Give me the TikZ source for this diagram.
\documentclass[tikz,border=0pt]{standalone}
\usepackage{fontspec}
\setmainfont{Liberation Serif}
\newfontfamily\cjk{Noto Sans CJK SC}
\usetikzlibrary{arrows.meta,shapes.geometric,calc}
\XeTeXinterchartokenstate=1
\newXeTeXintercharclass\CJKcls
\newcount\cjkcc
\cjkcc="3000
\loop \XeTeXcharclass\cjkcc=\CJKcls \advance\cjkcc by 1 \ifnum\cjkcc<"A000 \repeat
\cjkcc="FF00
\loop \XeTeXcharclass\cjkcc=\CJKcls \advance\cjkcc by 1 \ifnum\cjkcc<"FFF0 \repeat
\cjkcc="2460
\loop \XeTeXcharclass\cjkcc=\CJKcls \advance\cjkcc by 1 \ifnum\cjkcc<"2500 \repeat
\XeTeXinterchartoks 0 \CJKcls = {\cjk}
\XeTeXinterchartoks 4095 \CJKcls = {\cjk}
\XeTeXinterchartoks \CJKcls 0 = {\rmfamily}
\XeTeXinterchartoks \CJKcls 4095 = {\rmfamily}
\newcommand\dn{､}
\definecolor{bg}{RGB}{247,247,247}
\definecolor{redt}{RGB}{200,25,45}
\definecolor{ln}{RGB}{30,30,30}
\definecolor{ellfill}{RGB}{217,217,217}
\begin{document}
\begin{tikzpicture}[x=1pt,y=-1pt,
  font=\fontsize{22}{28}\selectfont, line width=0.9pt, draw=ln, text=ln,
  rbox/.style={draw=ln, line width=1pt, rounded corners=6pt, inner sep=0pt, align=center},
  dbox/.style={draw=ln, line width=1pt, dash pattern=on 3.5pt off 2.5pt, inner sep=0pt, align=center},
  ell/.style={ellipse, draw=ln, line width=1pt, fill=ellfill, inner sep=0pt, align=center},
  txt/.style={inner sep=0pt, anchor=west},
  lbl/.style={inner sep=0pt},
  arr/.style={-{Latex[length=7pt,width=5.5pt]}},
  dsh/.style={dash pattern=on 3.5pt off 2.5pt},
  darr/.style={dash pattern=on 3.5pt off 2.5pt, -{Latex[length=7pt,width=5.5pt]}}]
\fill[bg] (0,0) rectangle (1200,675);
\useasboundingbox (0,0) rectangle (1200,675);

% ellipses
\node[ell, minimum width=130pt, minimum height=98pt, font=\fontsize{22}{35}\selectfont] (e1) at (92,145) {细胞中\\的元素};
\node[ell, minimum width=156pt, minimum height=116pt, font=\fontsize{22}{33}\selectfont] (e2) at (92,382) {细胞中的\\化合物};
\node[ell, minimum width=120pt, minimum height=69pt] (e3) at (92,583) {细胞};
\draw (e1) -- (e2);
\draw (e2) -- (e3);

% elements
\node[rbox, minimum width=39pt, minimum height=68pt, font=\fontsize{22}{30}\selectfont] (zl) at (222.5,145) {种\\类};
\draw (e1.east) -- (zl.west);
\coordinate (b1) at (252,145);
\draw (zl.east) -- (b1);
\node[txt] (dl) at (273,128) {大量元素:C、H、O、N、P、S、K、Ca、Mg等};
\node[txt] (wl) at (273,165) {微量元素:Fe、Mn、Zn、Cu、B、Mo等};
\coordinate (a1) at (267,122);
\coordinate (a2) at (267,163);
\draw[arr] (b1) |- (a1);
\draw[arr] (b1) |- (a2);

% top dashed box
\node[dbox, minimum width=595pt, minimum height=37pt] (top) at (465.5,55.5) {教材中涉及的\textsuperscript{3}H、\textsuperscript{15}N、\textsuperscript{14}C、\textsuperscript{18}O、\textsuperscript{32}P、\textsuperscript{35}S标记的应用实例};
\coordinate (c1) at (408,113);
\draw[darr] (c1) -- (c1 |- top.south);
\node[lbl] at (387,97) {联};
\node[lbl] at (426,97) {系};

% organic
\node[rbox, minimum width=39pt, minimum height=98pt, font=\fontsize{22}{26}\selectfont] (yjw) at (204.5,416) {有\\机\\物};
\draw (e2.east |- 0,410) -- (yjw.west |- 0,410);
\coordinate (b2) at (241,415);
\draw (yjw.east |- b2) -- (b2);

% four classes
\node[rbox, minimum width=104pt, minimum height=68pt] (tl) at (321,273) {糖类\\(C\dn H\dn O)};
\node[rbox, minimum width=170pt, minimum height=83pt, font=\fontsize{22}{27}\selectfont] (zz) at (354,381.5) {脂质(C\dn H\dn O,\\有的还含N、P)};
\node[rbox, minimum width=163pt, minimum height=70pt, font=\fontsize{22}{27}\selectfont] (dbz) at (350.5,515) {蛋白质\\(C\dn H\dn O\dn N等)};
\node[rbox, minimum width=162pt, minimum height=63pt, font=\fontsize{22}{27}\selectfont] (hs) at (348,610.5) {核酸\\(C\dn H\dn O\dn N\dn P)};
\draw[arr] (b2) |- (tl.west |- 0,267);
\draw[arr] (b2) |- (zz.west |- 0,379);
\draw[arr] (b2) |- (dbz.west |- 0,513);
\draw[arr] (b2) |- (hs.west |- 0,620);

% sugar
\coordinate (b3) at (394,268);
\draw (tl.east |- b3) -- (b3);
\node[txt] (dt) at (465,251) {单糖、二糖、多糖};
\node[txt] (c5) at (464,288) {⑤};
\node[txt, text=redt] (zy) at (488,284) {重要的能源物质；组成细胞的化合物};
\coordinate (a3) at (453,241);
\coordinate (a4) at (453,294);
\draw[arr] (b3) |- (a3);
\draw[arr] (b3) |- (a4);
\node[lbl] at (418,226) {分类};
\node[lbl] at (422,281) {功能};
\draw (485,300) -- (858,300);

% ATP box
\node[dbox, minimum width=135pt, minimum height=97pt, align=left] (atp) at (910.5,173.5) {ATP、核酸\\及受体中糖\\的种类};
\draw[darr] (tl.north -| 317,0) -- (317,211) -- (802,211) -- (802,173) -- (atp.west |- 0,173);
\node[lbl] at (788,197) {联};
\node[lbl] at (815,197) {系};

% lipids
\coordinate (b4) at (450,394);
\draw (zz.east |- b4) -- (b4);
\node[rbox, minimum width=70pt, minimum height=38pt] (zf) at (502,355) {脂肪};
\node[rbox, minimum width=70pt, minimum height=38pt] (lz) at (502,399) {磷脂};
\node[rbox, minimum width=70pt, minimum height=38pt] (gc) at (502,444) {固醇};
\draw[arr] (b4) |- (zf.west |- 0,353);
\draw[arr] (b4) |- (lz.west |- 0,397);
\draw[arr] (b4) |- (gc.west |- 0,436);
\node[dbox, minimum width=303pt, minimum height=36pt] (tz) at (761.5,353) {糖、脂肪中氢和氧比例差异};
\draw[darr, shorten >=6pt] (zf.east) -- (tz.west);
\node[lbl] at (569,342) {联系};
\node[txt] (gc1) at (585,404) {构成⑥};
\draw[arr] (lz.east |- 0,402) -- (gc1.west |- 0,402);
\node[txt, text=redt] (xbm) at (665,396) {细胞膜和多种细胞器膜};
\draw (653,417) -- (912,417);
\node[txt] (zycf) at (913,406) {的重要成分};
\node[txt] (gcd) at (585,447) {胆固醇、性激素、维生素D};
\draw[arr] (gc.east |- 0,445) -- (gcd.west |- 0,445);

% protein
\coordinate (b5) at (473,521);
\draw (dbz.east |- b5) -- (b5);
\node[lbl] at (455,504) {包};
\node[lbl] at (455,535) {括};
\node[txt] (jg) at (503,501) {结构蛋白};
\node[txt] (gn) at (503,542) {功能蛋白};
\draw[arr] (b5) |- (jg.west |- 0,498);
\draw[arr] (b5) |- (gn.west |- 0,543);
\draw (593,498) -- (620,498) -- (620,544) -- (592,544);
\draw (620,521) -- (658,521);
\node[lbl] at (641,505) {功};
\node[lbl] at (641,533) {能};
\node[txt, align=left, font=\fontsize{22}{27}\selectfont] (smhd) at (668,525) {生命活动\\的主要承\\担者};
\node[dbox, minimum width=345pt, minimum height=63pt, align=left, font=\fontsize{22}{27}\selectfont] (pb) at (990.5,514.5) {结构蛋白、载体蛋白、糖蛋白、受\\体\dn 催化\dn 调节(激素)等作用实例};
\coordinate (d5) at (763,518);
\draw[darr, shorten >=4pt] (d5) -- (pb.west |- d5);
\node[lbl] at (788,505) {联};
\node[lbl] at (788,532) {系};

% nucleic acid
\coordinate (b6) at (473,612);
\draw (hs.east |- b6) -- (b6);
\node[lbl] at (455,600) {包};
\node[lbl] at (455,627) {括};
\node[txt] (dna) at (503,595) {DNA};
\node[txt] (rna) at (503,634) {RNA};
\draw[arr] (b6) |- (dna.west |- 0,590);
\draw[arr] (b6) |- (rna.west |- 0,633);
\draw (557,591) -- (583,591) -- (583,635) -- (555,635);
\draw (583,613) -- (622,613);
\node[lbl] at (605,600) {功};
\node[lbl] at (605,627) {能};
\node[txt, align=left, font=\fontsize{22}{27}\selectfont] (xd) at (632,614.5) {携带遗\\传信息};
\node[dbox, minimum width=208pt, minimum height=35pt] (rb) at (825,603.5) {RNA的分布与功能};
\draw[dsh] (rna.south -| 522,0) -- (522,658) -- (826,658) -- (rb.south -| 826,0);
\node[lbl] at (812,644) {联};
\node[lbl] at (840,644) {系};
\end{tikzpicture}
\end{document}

...

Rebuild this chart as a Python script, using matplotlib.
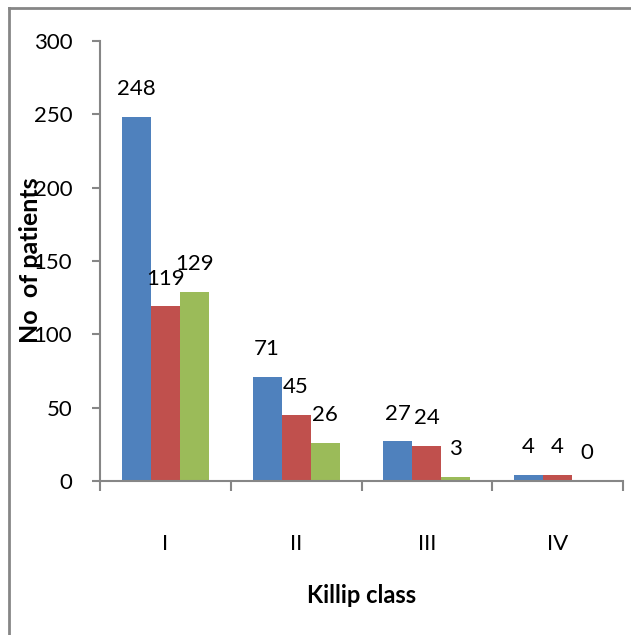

* _WHAT IS EXPECTED_
Tally up the lines with the word "this" in them, and answer with that number by itself.

* _REPLY_
2